◆ PROBLEM REQUIREMENTS
Without the pictures, set down every line of the data exactly.

◆ INFORMATION PROVIDED

════

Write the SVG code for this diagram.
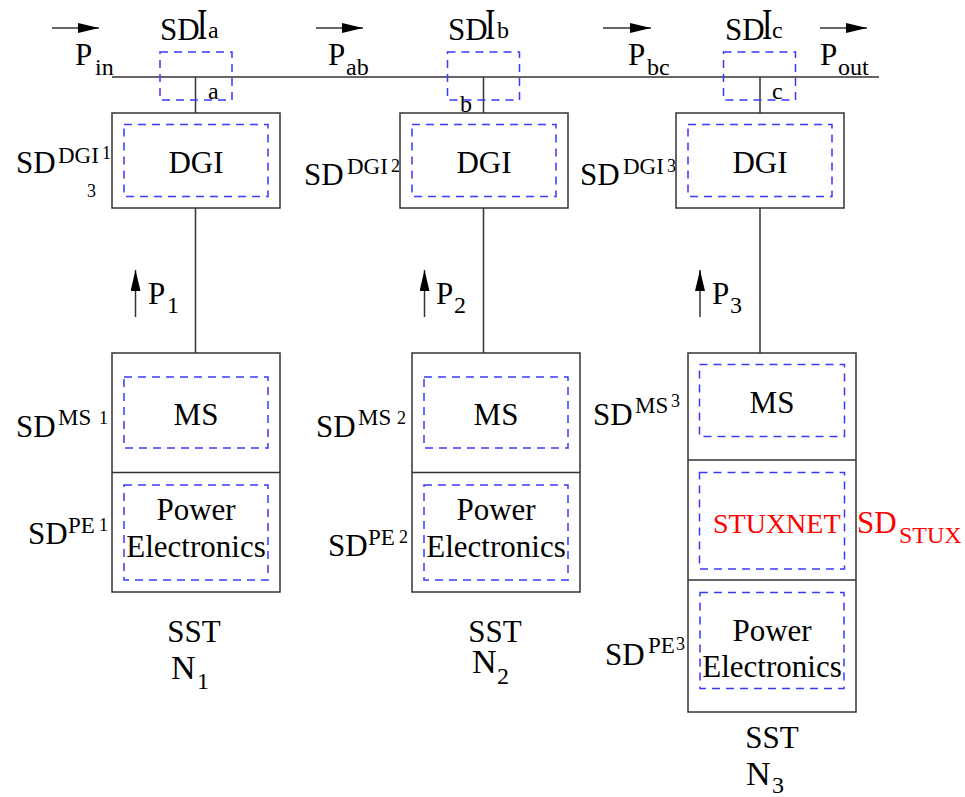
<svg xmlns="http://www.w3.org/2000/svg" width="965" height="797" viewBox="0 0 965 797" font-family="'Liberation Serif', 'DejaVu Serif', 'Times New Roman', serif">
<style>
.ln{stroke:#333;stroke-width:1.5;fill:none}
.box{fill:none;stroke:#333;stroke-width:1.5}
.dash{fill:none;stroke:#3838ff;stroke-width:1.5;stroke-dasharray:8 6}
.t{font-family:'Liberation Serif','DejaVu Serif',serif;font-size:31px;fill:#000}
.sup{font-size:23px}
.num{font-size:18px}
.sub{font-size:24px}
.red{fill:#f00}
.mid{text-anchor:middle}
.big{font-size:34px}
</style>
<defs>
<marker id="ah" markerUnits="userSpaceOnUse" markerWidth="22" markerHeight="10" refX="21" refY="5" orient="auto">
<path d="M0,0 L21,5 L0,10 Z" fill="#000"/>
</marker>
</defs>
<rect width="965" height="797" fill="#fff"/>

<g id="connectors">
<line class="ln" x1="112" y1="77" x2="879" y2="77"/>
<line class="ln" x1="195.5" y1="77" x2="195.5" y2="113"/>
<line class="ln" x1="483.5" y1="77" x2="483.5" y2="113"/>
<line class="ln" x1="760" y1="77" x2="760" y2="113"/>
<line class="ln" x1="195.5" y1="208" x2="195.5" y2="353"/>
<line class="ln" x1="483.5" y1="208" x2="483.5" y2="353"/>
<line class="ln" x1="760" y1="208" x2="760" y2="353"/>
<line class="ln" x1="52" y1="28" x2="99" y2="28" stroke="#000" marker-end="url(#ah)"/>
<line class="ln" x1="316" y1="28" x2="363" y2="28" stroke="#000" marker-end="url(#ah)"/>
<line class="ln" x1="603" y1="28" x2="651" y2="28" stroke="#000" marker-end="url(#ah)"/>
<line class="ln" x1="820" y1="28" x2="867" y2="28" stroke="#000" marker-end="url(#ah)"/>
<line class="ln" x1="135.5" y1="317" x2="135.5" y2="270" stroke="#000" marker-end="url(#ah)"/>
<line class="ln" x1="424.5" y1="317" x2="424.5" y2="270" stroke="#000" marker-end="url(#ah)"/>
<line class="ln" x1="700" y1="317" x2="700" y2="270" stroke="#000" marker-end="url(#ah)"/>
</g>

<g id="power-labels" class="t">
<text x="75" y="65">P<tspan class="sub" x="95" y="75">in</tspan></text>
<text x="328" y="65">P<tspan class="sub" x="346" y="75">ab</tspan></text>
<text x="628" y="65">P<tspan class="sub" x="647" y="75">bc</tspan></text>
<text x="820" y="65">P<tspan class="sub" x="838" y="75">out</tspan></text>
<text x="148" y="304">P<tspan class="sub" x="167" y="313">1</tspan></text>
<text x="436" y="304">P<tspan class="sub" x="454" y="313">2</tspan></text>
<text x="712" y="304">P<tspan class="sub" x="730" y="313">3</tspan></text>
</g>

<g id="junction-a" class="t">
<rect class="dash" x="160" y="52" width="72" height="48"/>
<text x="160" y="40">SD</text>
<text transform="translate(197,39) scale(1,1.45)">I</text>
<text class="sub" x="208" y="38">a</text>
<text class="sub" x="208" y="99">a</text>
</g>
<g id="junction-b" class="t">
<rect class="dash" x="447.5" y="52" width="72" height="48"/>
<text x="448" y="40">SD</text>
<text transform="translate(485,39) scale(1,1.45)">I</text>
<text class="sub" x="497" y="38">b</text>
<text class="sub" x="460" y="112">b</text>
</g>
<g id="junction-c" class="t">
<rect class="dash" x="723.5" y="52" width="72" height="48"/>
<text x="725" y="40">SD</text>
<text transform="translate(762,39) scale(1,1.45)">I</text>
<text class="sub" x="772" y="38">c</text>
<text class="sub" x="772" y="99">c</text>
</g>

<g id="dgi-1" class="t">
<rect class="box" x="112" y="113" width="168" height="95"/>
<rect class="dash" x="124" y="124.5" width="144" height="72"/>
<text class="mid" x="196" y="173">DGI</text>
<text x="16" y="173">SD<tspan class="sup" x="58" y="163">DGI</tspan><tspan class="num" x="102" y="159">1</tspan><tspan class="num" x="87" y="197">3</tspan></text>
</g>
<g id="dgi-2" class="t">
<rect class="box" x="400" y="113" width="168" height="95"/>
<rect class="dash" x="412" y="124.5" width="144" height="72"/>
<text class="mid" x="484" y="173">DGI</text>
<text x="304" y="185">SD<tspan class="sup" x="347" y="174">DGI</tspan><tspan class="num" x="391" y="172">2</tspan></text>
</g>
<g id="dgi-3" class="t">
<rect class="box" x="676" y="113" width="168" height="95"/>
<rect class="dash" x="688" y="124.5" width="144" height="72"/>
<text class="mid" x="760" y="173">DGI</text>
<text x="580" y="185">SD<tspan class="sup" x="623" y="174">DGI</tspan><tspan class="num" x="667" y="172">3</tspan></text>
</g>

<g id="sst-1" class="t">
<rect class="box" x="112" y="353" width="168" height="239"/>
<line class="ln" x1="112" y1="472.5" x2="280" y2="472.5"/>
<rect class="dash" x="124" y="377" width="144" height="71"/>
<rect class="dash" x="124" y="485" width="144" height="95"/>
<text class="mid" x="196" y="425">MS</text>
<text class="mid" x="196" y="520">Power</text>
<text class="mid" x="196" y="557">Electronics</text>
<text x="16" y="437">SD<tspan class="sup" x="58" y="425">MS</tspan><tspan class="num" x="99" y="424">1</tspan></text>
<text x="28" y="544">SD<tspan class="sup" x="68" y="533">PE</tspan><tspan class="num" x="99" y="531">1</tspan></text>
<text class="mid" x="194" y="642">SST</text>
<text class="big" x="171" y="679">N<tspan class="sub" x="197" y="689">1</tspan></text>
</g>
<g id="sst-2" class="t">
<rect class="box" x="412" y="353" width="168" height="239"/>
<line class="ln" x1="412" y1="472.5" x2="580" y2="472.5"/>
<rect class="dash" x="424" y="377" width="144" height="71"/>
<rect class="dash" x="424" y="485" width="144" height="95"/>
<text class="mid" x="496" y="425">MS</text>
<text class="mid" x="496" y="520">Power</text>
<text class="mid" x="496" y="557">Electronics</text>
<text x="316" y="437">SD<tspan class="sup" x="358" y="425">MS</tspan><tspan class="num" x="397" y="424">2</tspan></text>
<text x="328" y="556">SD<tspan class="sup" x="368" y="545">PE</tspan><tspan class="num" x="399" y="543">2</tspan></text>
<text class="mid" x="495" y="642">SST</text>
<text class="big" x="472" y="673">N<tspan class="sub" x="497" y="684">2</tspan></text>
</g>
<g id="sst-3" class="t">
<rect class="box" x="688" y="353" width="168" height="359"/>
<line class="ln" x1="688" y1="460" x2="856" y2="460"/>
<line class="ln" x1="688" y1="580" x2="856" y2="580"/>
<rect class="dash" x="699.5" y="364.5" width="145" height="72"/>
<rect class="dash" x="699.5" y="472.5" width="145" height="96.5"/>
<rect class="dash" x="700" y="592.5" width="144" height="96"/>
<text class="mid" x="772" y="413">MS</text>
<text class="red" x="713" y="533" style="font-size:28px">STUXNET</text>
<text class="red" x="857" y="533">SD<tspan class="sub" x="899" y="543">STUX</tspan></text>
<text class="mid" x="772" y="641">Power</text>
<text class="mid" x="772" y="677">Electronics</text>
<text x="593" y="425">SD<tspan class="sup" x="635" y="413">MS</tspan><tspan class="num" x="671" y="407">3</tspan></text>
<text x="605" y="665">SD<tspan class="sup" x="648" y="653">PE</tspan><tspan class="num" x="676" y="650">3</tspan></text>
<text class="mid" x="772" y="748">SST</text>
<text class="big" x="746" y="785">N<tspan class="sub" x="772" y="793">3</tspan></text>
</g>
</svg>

════

◆ ANSWER TO THIS TASK
Write the SVG code for this diagram.
<svg xmlns="http://www.w3.org/2000/svg" width="965" height="797" viewBox="0 0 965 797" font-family="'Liberation Serif', 'DejaVu Serif', 'Times New Roman', serif">
<style>
.ln{stroke:#333;stroke-width:1.5;fill:none}
.box{fill:none;stroke:#333;stroke-width:1.5}
.dash{fill:none;stroke:#3838ff;stroke-width:1.5;stroke-dasharray:8 6}
.t{font-family:'Liberation Serif','DejaVu Serif',serif;font-size:31px;fill:#000}
.sup{font-size:23px}
.num{font-size:18px}
.sub{font-size:24px}
.red{fill:#f00}
.mid{text-anchor:middle}
.big{font-size:34px}
</style>
<defs>
<marker id="ah" markerUnits="userSpaceOnUse" markerWidth="22" markerHeight="10" refX="21" refY="5" orient="auto">
<path d="M0,0 L21,5 L0,10 Z" fill="#000"/>
</marker>
</defs>
<rect width="965" height="797" fill="#fff"/>

<g id="connectors">
<line class="ln" x1="112" y1="77" x2="879" y2="77"/>
<line class="ln" x1="195.5" y1="77" x2="195.5" y2="113"/>
<line class="ln" x1="483.5" y1="77" x2="483.5" y2="113"/>
<line class="ln" x1="760" y1="77" x2="760" y2="113"/>
<line class="ln" x1="195.5" y1="208" x2="195.5" y2="353"/>
<line class="ln" x1="483.5" y1="208" x2="483.5" y2="353"/>
<line class="ln" x1="760" y1="208" x2="760" y2="353"/>
<line class="ln" x1="52" y1="28" x2="99" y2="28" stroke="#000" marker-end="url(#ah)"/>
<line class="ln" x1="316" y1="28" x2="363" y2="28" stroke="#000" marker-end="url(#ah)"/>
<line class="ln" x1="603" y1="28" x2="651" y2="28" stroke="#000" marker-end="url(#ah)"/>
<line class="ln" x1="820" y1="28" x2="867" y2="28" stroke="#000" marker-end="url(#ah)"/>
<line class="ln" x1="135.5" y1="317" x2="135.5" y2="270" stroke="#000" marker-end="url(#ah)"/>
<line class="ln" x1="424.5" y1="317" x2="424.5" y2="270" stroke="#000" marker-end="url(#ah)"/>
<line class="ln" x1="700" y1="317" x2="700" y2="270" stroke="#000" marker-end="url(#ah)"/>
</g>

<g id="power-labels" class="t">
<text x="75" y="65">P<tspan class="sub" x="95" y="75">in</tspan></text>
<text x="328" y="65">P<tspan class="sub" x="346" y="75">ab</tspan></text>
<text x="628" y="65">P<tspan class="sub" x="647" y="75">bc</tspan></text>
<text x="820" y="65">P<tspan class="sub" x="838" y="75">out</tspan></text>
<text x="148" y="304">P<tspan class="sub" x="167" y="313">1</tspan></text>
<text x="436" y="304">P<tspan class="sub" x="454" y="313">2</tspan></text>
<text x="712" y="304">P<tspan class="sub" x="730" y="313">3</tspan></text>
</g>

<g id="junction-a" class="t">
<rect class="dash" x="160" y="52" width="72" height="48"/>
<text x="160" y="40">SD</text>
<text transform="translate(197,39) scale(1,1.45)">I</text>
<text class="sub" x="208" y="38">a</text>
<text class="sub" x="208" y="99">a</text>
</g>
<g id="junction-b" class="t">
<rect class="dash" x="447.5" y="52" width="72" height="48"/>
<text x="448" y="40">SD</text>
<text transform="translate(485,39) scale(1,1.45)">I</text>
<text class="sub" x="497" y="38">b</text>
<text class="sub" x="460" y="112">b</text>
</g>
<g id="junction-c" class="t">
<rect class="dash" x="723.5" y="52" width="72" height="48"/>
<text x="725" y="40">SD</text>
<text transform="translate(762,39) scale(1,1.45)">I</text>
<text class="sub" x="772" y="38">c</text>
<text class="sub" x="772" y="99">c</text>
</g>

<g id="dgi-1" class="t">
<rect class="box" x="112" y="113" width="168" height="95"/>
<rect class="dash" x="124" y="124.5" width="144" height="72"/>
<text class="mid" x="196" y="173">DGI</text>
<text x="16" y="173">SD<tspan class="sup" x="58" y="163">DGI</tspan><tspan class="num" x="102" y="159">1</tspan><tspan class="num" x="87" y="197">3</tspan></text>
</g>
<g id="dgi-2" class="t">
<rect class="box" x="400" y="113" width="168" height="95"/>
<rect class="dash" x="412" y="124.5" width="144" height="72"/>
<text class="mid" x="484" y="173">DGI</text>
<text x="304" y="185">SD<tspan class="sup" x="347" y="174">DGI</tspan><tspan class="num" x="391" y="172">2</tspan></text>
</g>
<g id="dgi-3" class="t">
<rect class="box" x="676" y="113" width="168" height="95"/>
<rect class="dash" x="688" y="124.5" width="144" height="72"/>
<text class="mid" x="760" y="173">DGI</text>
<text x="580" y="185">SD<tspan class="sup" x="623" y="174">DGI</tspan><tspan class="num" x="667" y="172">3</tspan></text>
</g>

<g id="sst-1" class="t">
<rect class="box" x="112" y="353" width="168" height="239"/>
<line class="ln" x1="112" y1="472.5" x2="280" y2="472.5"/>
<rect class="dash" x="124" y="377" width="144" height="71"/>
<rect class="dash" x="124" y="485" width="144" height="95"/>
<text class="mid" x="196" y="425">MS</text>
<text class="mid" x="196" y="520">Power</text>
<text class="mid" x="196" y="557">Electronics</text>
<text x="16" y="437">SD<tspan class="sup" x="58" y="425">MS</tspan><tspan class="num" x="99" y="424">1</tspan></text>
<text x="28" y="544">SD<tspan class="sup" x="68" y="533">PE</tspan><tspan class="num" x="99" y="531">1</tspan></text>
<text class="mid" x="194" y="642">SST</text>
<text class="big" x="171" y="679">N<tspan class="sub" x="197" y="689">1</tspan></text>
</g>
<g id="sst-2" class="t">
<rect class="box" x="412" y="353" width="168" height="239"/>
<line class="ln" x1="412" y1="472.5" x2="580" y2="472.5"/>
<rect class="dash" x="424" y="377" width="144" height="71"/>
<rect class="dash" x="424" y="485" width="144" height="95"/>
<text class="mid" x="496" y="425">MS</text>
<text class="mid" x="496" y="520">Power</text>
<text class="mid" x="496" y="557">Electronics</text>
<text x="316" y="437">SD<tspan class="sup" x="358" y="425">MS</tspan><tspan class="num" x="397" y="424">2</tspan></text>
<text x="328" y="556">SD<tspan class="sup" x="368" y="545">PE</tspan><tspan class="num" x="399" y="543">2</tspan></text>
<text class="mid" x="495" y="642">SST</text>
<text class="big" x="472" y="673">N<tspan class="sub" x="497" y="684">2</tspan></text>
</g>
<g id="sst-3" class="t">
<rect class="box" x="688" y="353" width="168" height="359"/>
<line class="ln" x1="688" y1="460" x2="856" y2="460"/>
<line class="ln" x1="688" y1="580" x2="856" y2="580"/>
<rect class="dash" x="699.5" y="364.5" width="145" height="72"/>
<rect class="dash" x="699.5" y="472.5" width="145" height="96.5"/>
<rect class="dash" x="700" y="592.5" width="144" height="96"/>
<text class="mid" x="772" y="413">MS</text>
<text class="red" x="713" y="533" style="font-size:28px">STUXNET</text>
<text class="red" x="857" y="533">SD<tspan class="sub" x="899" y="543">STUX</tspan></text>
<text class="mid" x="772" y="641">Power</text>
<text class="mid" x="772" y="677">Electronics</text>
<text x="593" y="425">SD<tspan class="sup" x="635" y="413">MS</tspan><tspan class="num" x="671" y="407">3</tspan></text>
<text x="605" y="665">SD<tspan class="sup" x="648" y="653">PE</tspan><tspan class="num" x="676" y="650">3</tspan></text>
<text class="mid" x="772" y="748">SST</text>
<text class="big" x="746" y="785">N<tspan class="sub" x="772" y="793">3</tspan></text>
</g>
</svg>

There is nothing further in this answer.